[start DATA TO USE]
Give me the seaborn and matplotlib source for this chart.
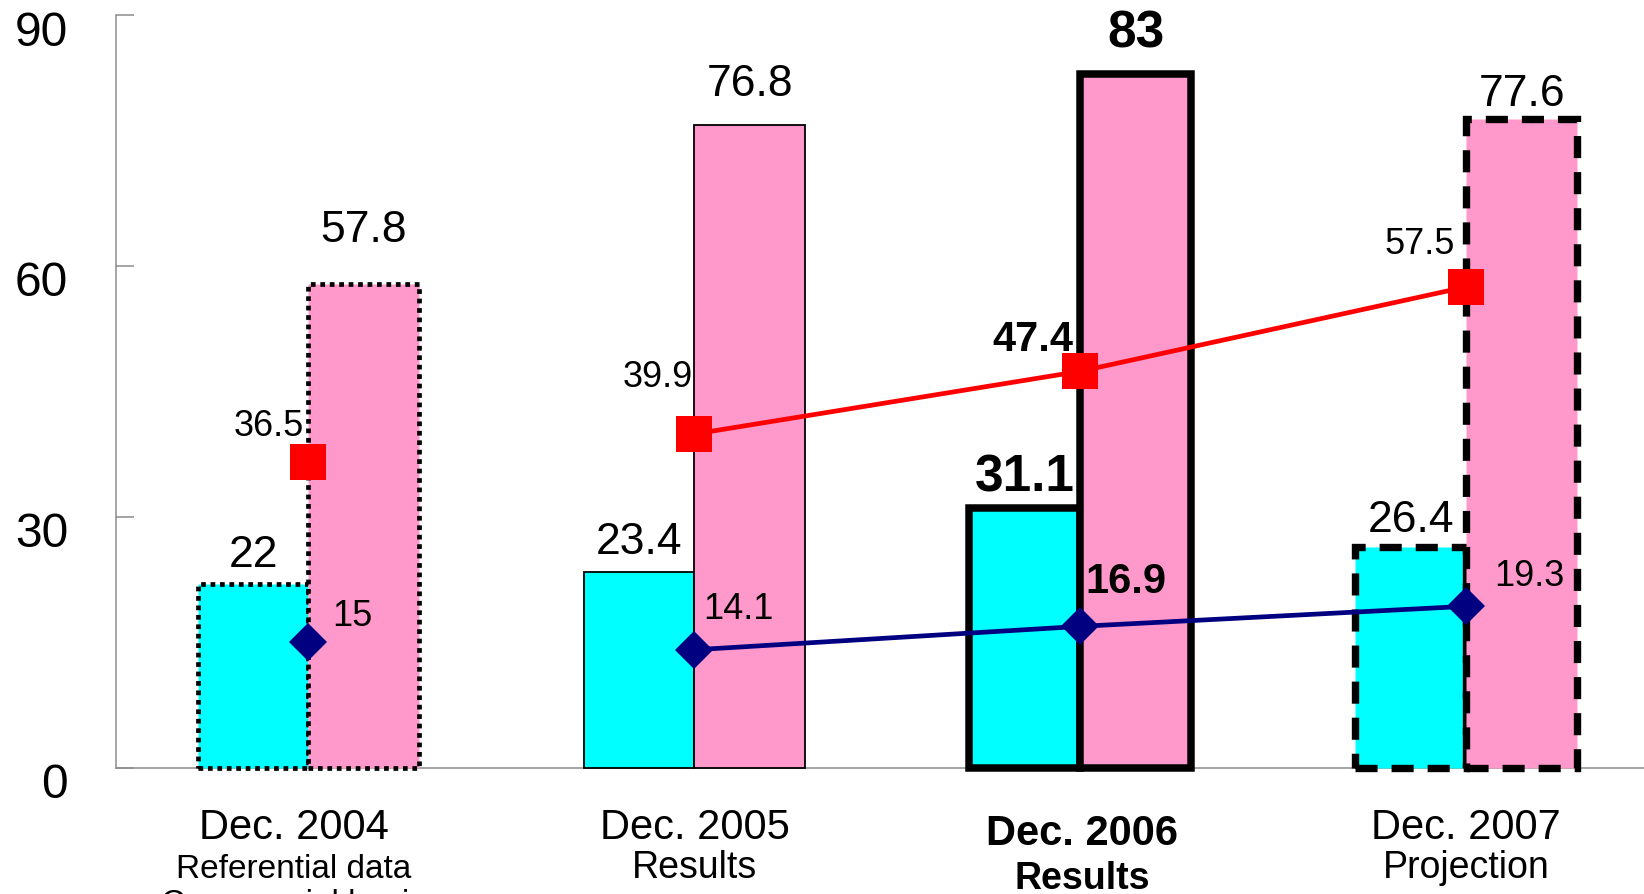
[end DATA TO USE]
[start DATA TO USE]
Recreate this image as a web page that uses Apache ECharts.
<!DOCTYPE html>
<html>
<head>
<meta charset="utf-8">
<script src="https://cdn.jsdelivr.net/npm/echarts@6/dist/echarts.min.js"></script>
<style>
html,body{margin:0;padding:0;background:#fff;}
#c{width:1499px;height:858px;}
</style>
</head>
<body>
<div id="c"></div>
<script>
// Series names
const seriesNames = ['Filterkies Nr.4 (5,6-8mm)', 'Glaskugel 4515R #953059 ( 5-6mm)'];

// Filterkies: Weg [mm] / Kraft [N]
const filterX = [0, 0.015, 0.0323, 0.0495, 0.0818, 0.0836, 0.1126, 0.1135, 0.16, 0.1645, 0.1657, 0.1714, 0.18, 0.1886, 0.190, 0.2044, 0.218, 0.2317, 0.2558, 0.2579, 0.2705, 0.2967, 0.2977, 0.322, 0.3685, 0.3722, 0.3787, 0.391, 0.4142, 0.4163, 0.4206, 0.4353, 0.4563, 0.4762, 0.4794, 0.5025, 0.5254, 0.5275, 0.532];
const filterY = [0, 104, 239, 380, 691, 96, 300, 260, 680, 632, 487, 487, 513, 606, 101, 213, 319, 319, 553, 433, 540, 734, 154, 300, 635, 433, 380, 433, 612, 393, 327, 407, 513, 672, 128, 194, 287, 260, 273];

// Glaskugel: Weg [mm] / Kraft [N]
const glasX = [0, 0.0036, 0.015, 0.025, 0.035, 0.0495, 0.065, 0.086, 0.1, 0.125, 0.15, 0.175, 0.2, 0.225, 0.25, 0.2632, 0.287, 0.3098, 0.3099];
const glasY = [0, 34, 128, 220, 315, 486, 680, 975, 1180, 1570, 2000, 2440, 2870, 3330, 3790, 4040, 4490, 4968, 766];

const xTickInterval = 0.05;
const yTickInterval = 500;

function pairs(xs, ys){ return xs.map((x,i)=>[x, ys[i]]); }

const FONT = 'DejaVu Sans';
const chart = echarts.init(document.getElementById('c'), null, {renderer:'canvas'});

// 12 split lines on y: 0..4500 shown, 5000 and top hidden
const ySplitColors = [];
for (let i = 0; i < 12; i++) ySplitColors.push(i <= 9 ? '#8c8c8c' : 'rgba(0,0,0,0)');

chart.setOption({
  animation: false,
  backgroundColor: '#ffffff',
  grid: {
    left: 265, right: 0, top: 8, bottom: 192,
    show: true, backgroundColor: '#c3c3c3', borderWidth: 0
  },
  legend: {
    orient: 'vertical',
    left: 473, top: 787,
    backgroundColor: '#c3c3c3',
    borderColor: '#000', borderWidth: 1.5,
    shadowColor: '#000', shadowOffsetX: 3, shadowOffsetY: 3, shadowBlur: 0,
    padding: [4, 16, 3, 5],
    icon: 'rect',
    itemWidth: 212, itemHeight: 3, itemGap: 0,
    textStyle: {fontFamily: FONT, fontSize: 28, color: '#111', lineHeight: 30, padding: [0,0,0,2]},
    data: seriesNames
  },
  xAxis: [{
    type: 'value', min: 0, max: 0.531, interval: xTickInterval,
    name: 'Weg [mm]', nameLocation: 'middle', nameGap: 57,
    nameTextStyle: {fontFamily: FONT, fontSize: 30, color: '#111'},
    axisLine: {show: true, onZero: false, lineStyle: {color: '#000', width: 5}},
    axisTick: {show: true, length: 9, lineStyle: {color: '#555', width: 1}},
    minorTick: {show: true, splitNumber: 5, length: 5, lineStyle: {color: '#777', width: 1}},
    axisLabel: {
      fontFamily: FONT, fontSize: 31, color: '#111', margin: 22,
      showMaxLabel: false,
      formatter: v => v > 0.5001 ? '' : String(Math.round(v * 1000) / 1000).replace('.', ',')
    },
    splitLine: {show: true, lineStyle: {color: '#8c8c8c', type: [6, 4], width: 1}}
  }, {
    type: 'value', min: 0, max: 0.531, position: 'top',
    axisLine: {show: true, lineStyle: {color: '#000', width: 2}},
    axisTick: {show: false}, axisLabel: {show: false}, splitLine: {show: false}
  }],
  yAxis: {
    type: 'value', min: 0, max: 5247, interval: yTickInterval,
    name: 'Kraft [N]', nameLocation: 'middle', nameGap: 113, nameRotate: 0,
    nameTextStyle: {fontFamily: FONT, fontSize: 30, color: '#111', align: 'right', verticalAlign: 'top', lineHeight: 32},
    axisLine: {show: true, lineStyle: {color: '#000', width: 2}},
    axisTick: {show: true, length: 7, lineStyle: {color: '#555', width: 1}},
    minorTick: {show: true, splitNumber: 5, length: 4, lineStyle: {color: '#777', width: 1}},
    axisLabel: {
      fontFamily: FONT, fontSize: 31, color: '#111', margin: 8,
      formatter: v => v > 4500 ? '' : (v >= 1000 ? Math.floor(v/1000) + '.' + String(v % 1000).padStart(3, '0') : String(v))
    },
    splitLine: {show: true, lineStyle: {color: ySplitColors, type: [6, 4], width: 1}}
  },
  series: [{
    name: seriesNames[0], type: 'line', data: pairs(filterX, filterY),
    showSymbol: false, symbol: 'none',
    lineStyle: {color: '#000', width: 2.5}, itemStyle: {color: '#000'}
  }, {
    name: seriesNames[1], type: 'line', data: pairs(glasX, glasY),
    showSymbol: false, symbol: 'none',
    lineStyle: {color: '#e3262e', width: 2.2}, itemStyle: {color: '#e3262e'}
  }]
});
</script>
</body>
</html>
[end DATA TO USE]
Among these entries, how many lines include the string "this"? Reply with the number by itself.

◆ EXPECTED ANSWER
2